Syria: Damascus – Umayyad Mosque (Revisited)

Umayyad Mosque is one of the oldest mosques in the world and is often considered Islam’s fourth holiest place. The mosque dates to the 7th century and the Arab conquest of Damascus when it was built on the site of an earlier Christian Basilica. And it is the prime jewel of the city, occupying its heart in the middle of the old town. The mosque is a giant complex of marble and stone with multiple domes and three different and dissimilar minarets built during the different eras in history. Minaret of the Bride is from the 9th century and was most likely build on top of a Roman monument or tower. The Minaret of Jesus from the 12th century is the tallest at 77m/253ft and is seen prominently from many points in the old city. It is here, according to Islam, that Jesus will return to fight the Antichrist. The third minaret – the Western Minaret – is from the 15th century and the time of Mamluks. The entire complex is surrounded by tall and thick stone walls and here and there are remnants of Roman arches and columns.
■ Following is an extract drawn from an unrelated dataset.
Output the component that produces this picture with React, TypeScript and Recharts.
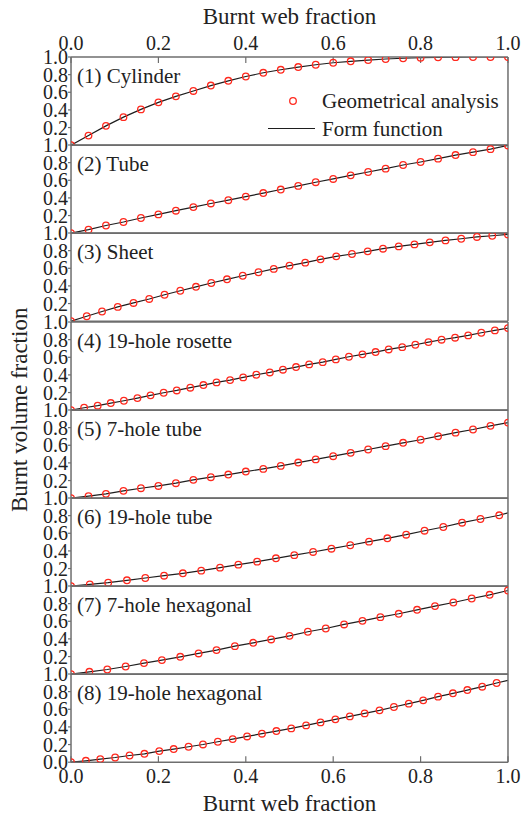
import React from 'react';
import { ComposedChart, Line, XAxis, YAxis } from 'recharts';

const FONT = '"Liberation Serif", "Times New Roman", serif';
const RED = '#ff2a1f';
const INK = '#1e1e1e';
const FRAME = '#6e6e6e';

// sampling grids (burnt web fraction)
const xStep25 = [0, 0.04, 0.08, 0.12, 0.16, 0.2, 0.24, 0.28, 0.32, 0.36, 0.4, 0.44, 0.48, 0.52, 0.56, 0.6, 0.64, 0.68, 0.72, 0.76, 0.8, 0.84, 0.88, 0.92, 0.96, 1];
const xStep28 = [0, 0.036, 0.071, 0.107, 0.143, 0.179, 0.214, 0.25, 0.286, 0.321, 0.357, 0.393, 0.429, 0.464, 0.5, 0.536, 0.571, 0.607, 0.643, 0.679, 0.714, 0.75, 0.786, 0.821, 0.857, 0.893, 0.929, 0.964, 1];
const xStep33 = [0, 0.03, 0.061, 0.091, 0.121, 0.152, 0.182, 0.212, 0.242, 0.273, 0.303, 0.333, 0.364, 0.394, 0.424, 0.455, 0.485, 0.515, 0.545, 0.576, 0.606, 0.636, 0.667, 0.697, 0.727, 0.758, 0.788, 0.818, 0.848, 0.879, 0.909, 0.939, 0.97, 1];
const xStep23 = [0, 0.043, 0.085, 0.128, 0.17, 0.213, 0.256, 0.298, 0.341, 0.383, 0.426, 0.469, 0.511, 0.554, 0.596, 0.639, 0.682, 0.724, 0.767, 0.809, 0.852, 0.895, 0.937, 0.98];
const xStep24 = [0, 0.042, 0.083, 0.125, 0.167, 0.208, 0.25, 0.292, 0.333, 0.375, 0.417, 0.458, 0.5, 0.542, 0.583, 0.625, 0.667, 0.708, 0.75, 0.792, 0.833, 0.875, 0.917, 0.958, 1];
const xStep30 = [0, 0.034, 0.067, 0.101, 0.134, 0.168, 0.202, 0.235, 0.269, 0.302, 0.336, 0.37, 0.403, 0.437, 0.47, 0.504, 0.538, 0.571, 0.605, 0.638, 0.672, 0.706, 0.739, 0.773, 0.806, 0.84, 0.874, 0.907, 0.941, 0.974];

// burnt volume fraction, geometrical analysis
const cylinder = [0, 0.109, 0.219, 0.318, 0.406, 0.486, 0.554, 0.615, 0.676, 0.73, 0.779, 0.821, 0.855, 0.886, 0.912, 0.935, 0.951, 0.965, 0.977, 0.986, 0.992, 0.996, 0.998, 1, 1, 1];
const tube = [0, 0.04, 0.087, 0.127, 0.172, 0.213, 0.255, 0.296, 0.337, 0.374, 0.415, 0.455, 0.495, 0.536, 0.578, 0.615, 0.656, 0.694, 0.732, 0.773, 0.807, 0.845, 0.886, 0.919, 0.953, 0.995];
const sheet = [0, 0.056, 0.11, 0.162, 0.207, 0.252, 0.3, 0.345, 0.39, 0.433, 0.475, 0.515, 0.555, 0.593, 0.63, 0.664, 0.701, 0.735, 0.762, 0.792, 0.822, 0.848, 0.871, 0.894, 0.916, 0.935, 0.955, 0.969, 0.984];
const rosette19 = [0, 0.028, 0.051, 0.081, 0.107, 0.137, 0.168, 0.198, 0.224, 0.255, 0.285, 0.315, 0.341, 0.372, 0.402, 0.428, 0.459, 0.489, 0.519, 0.545, 0.576, 0.606, 0.633, 0.659, 0.689, 0.715, 0.742, 0.772, 0.799, 0.822, 0.848, 0.878, 0.905, 0.931];
const tube7 = [0, 0.023, 0.049, 0.083, 0.113, 0.139, 0.17, 0.208, 0.238, 0.268, 0.302, 0.332, 0.366, 0.404, 0.44, 0.476, 0.514, 0.552, 0.59, 0.628, 0.663, 0.703, 0.743, 0.779, 0.82, 0.857];
const tube19 = [0, 0.021, 0.04, 0.067, 0.093, 0.119, 0.146, 0.176, 0.21, 0.244, 0.278, 0.316, 0.352, 0.388, 0.425, 0.464, 0.505, 0.543, 0.584, 0.629, 0.671, 0.72, 0.762, 0.804];
const hex7 = [0, 0.027, 0.053, 0.087, 0.126, 0.16, 0.197, 0.235, 0.273, 0.318, 0.356, 0.394, 0.435, 0.481, 0.518, 0.564, 0.605, 0.647, 0.685, 0.73, 0.772, 0.813, 0.858, 0.9, 0.949];
const hex19 = [0, 0.016, 0.035, 0.053, 0.076, 0.095, 0.126, 0.149, 0.175, 0.201, 0.232, 0.262, 0.292, 0.323, 0.353, 0.383, 0.417, 0.451, 0.486, 0.519, 0.553, 0.588, 0.626, 0.664, 0.701, 0.743, 0.781, 0.818, 0.856, 0.898];

// form-function value at the right edge where it runs past the last circle
const formEndTube19 = 0.832;
const formEndHex19 = 0.928;

const panelLabels = ['(1) Cylinder', '(2) Tube', '(3) Sheet', '(4) 19-hole rosette', '(5) 7-hole tube', '(6) 19-hole tube', '(7) 7-hole hexagonal', '(8) 19-hole hexagonal'];

const majorXTicks = [0, 0.2, 0.4, 0.6, 0.8, 1.0];
const minorXTicks = [0.1, 0.3, 0.5, 0.7, 0.9];
const yTicksFull = [0, 0.2, 0.4, 0.6, 0.8, 1.0];
const yTicksUpper = [0.2, 0.4, 0.6, 0.8, 1.0];
const yTicksInner = [0.2, 0.4, 0.6, 0.8];

const xTitle = 'Burnt web fraction';
const yTitle = 'Burnt volume fraction';
const legendGeo = 'Geometrical analysis';
const legendForm = 'Form function';

type PanelDef = { label: string; xs: number[]; geo: number[]; formEnd: number | null };
const panels: PanelDef[] = [
  { label: panelLabels[0], xs: xStep25, geo: cylinder, formEnd: null },
  { label: panelLabels[1], xs: xStep25, geo: tube, formEnd: null },
  { label: panelLabels[2], xs: xStep28, geo: sheet, formEnd: null },
  { label: panelLabels[3], xs: xStep33, geo: rosette19, formEnd: null },
  { label: panelLabels[4], xs: xStep25, geo: tube7, formEnd: null },
  { label: panelLabels[5], xs: xStep23, geo: tube19, formEnd: formEndTube19 },
  { label: panelLabels[6], xs: xStep24, geo: hex7, formEnd: null },
  { label: panelLabels[7], xs: xStep30, geo: hex19, formEnd: formEndHex19 },
];

const W = 529;
const H = 820;
const PLOT_TOP = 57;
const PANEL_H = 88.2;
const PAD = 15;
const LEFT_W = 71;
const RIGHT_M = 20;
const AX = 1; // thickness reserved by each helper axis

const fmt = (v: number) => v.toFixed(1);
const tickText = { fontSize: 20, fill: '#222', fontFamily: FONT };
const axisLine = { stroke: FRAME, strokeWidth: 1.5 };
const tickLine = { stroke: FRAME, strokeWidth: 1.2 };

function Panel({ idx }: { idx: number }) {
  const p = panels[idx];
  const first = idx === 0;
  const last = idx === panels.length - 1;
  const plotTop = PLOT_TOP + idx * PANEL_H;
  const mt = first ? PLOT_TOP : PAD;
  const mb = last ? H - (plotTop + PANEL_H) : PAD;
  const height = mt + PANEL_H + mb;
  const data: { x: number; geo?: number; form: number }[] = p.xs.map((x, i) => ({ x, geo: p.geo[i], form: p.geo[i] }));
  if (p.formEnd !== null) data.push({ x: 1, form: p.formEnd });

  return (
    <div style={{ position: 'absolute', left: 0, top: plotTop - mt, width: W, height }}>
      <ComposedChart
        width={W}
        height={height}
        data={data}
        margin={{ top: mt - 2 * AX, right: RIGHT_M, bottom: mb - 2 * AX, left: 0 }}
      >
        <XAxis
          xAxisId="t" orientation="top" type="number" dataKey="x" domain={[0, 1]} allowDataOverflow
          ticks={majorXTicks} interval={0} height={AX} tickSize={-6} tickMargin={13}
          tick={first ? tickText : false} tickFormatter={fmt} axisLine={axisLine} tickLine={tickLine}
          label={first ? { value: xTitle, position: 'top', offset: 32, fontSize: 23, fill: '#222', fontFamily: FONT } : undefined}
        />
        <XAxis
          xAxisId="tm" orientation="top" type="number" dataKey="x" domain={[0, 1]} allowDataOverflow
          ticks={minorXTicks} interval={0} height={AX} tickSize={-3} tick={false} axisLine={false} tickLine={tickLine}
        />
        <XAxis
          xAxisId="b" orientation="bottom" type="number" dataKey="x" domain={[0, 1]} allowDataOverflow
          ticks={majorXTicks} interval={0} height={AX} tickSize={-6} tickMargin={13}
          tick={last ? tickText : false} tickFormatter={fmt} axisLine={axisLine} tickLine={tickLine}
          label={last ? { value: xTitle, position: 'bottom', offset: 31, fontSize: 23, fill: '#222', fontFamily: FONT } : undefined}
        />
        <XAxis
          xAxisId="bm" orientation="bottom" type="number" dataKey="x" domain={[0, 1]} allowDataOverflow
          ticks={minorXTicks} interval={0} height={AX} tickSize={-3} tick={false} axisLine={false} tickLine={tickLine}
        />
        <YAxis
          yAxisId="l" orientation="left" type="number" domain={[0, 1]} allowDataOverflow
          ticks={last ? yTicksFull : yTicksUpper} interval={0} width={LEFT_W} tickSize={3} tickMargin={0}
          tick={tickText} tickFormatter={fmt} axisLine={axisLine} tickLine={tickLine}
        />
        <YAxis
          yAxisId="r" orientation="right" type="number" domain={[0, 1]} allowDataOverflow
          ticks={yTicksInner} interval={0} width={AX} tickSize={-4} tick={false} axisLine={axisLine} tickLine={tickLine}
        />
        <Line
          xAxisId="b" yAxisId="l" type="linear" dataKey="form" stroke={INK} strokeWidth={1.2}
          dot={false} activeDot={false} isAnimationActive={false}
        />
        <Line
          xAxisId="b" yAxisId="l" type="linear" dataKey="geo" stroke="none" strokeWidth={0}
          dot={{ r: 3.3, stroke: RED, strokeWidth: 1.3, fill: 'none' }} activeDot={false} isAnimationActive={false}
        />
      </ComposedChart>
    </div>
  );
}

export default function App() {
  return (
    <div style={{ position: 'absolute', left: 0, top: 0, width: W, height: H, background: '#fff', fontFamily: FONT }}>
      {panels.map((_, i) => (
        <Panel key={i} idx={i} />
      ))}
      <svg width={W} height={H} style={{ position: 'absolute', left: 0, top: 0, pointerEvents: 'none' }}>
        <text
          x={0} y={0} transform={`translate(19, ${PLOT_TOP + 4 * PANEL_H}) rotate(-90)`}
          textAnchor="middle" dominantBaseline="central" fontSize={23} fill="#222" fontFamily={FONT}
        >
          {yTitle}
        </text>
        {panels.map((p, i) => (
          <text key={i} x={77} y={PLOT_TOP + i * PANEL_H + 19} dominantBaseline="central" fontSize={21} fill="#222" fontFamily={FONT}>
            {p.label}
          </text>
        ))}
        <circle cx={293} cy={101} r={3.3} stroke={RED} strokeWidth={1.3} fill="none" />
        <text x={322} y={101} dominantBaseline="central" fontSize={21} fill="#222" fontFamily={FONT}>{legendGeo}</text>
        <line x1={268} x2={315} y1={128.5} y2={128.5} stroke={INK} strokeWidth={1.2} />
        <text x={322} y={128.5} dominantBaseline="central" fontSize={21} fill="#222" fontFamily={FONT}>{legendForm}</text>
      </svg>
    </div>
  );
}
Also outside the main walls is the Tomb of Saladin. The inside of the Umayyad Mosque consists of two grand areas – the colonnaded courtyard and the covered sanctuary or haram. The courtyard is surrounded by four arcades with Roman-like double arch columns. The wall and ceiling decorations are just surreal and mindblowing with absolutely stunning intricate details. You just walk there in absolute awe, stunned by the atmosphere and the views. The sanctuary has a totally different feel – dark and damp – you walk around on the carpets among the worshippers and toward the central shrine housing the remains of supposedly John the Baptist. It’s worth pointing out, that tourists are welcome into the mosque, unlike in many Islamic institutions in other countries.